God’s last training upon David in 1 Samuel was that his six hundred men were talking of stoning him. For each one was bitter in spirit at the unspeakable sorrow of having their wives and children taken captive by Amalekites. David was greatly distressed because, on top of losing his own two wives, his men’s so bitterly and unexpectedly turned against him. He became totally alone. This was the situation in which he could have been bitter toward God and given up everything. But he found strength in the LORD his God. Thus he was paving his way to be a man after God’s own heart. Then with the strength in the LORD he fought the raiding party of Amalekites and recovered everything. Nothing was mission. David brought back everything, even the plunder the Amalekites had taken from the Philistines. The plunder was overflowing and his men shouted, “This is David’s plunder.” But he knew that it was the LORD’s plunder and shared the plunder with all those related to him. The day was the day of great victory and blessing to many others, otherwise it could be the most bitter day in his life.

When we think of the God of David, he is the God of training with his great purpose. God trained David to mould him to be a man after God’s own heart. At each time of God’s divine training David had a right attitude with the honour and fear of God in his heart. When David honoured God, God’s honouring him followed. Later on he would be raised as king over Judah and then over Israel in 2 Samuel. I pray that we may not avoid God’s training but receive the divine training with a right attitude at each time so that his purpose for us will be accomplished in our lives.
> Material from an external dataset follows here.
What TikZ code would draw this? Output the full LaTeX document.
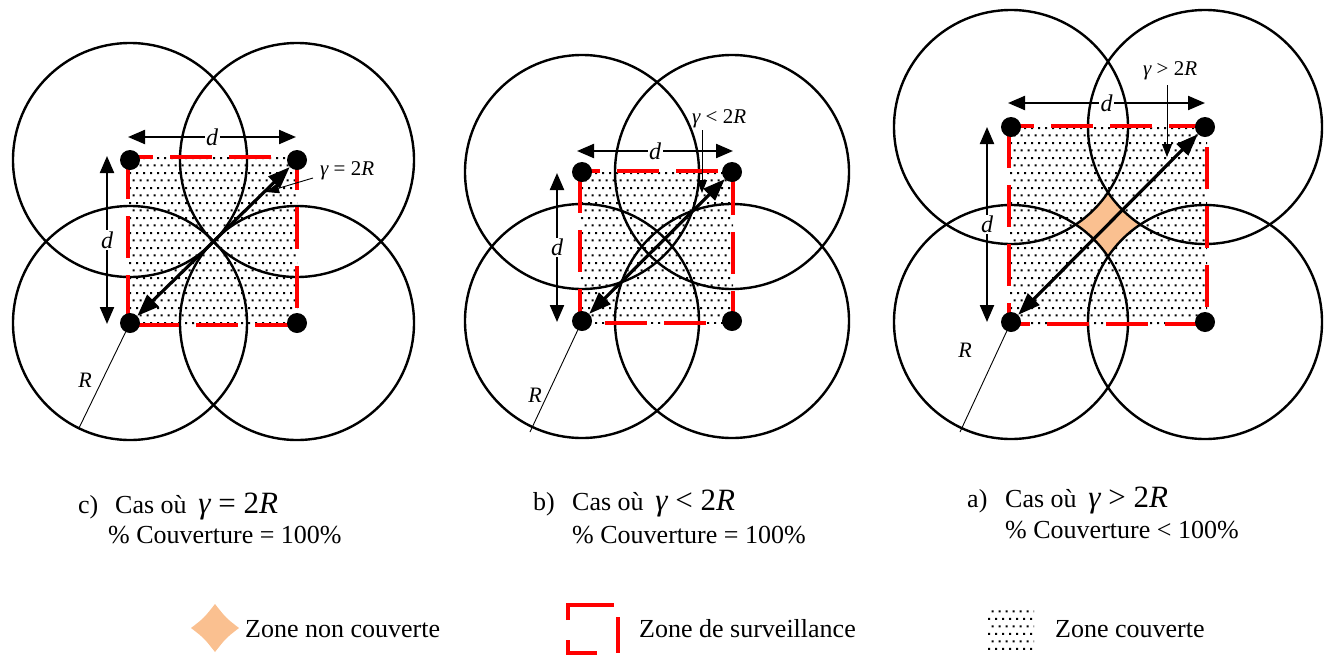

Thank God for our study of 1 Samuel. May we deeply accept the words of God, “Those who honour me I will honour, but those who despise me will be disdained.” May we honour God as our God, sovereign King through our obedience to him and by having a right attitude toward his training for us. May the honour and fear of God grow in our hearts, especially at each difficult life situation so that we can be used by God in his redemptive work and history.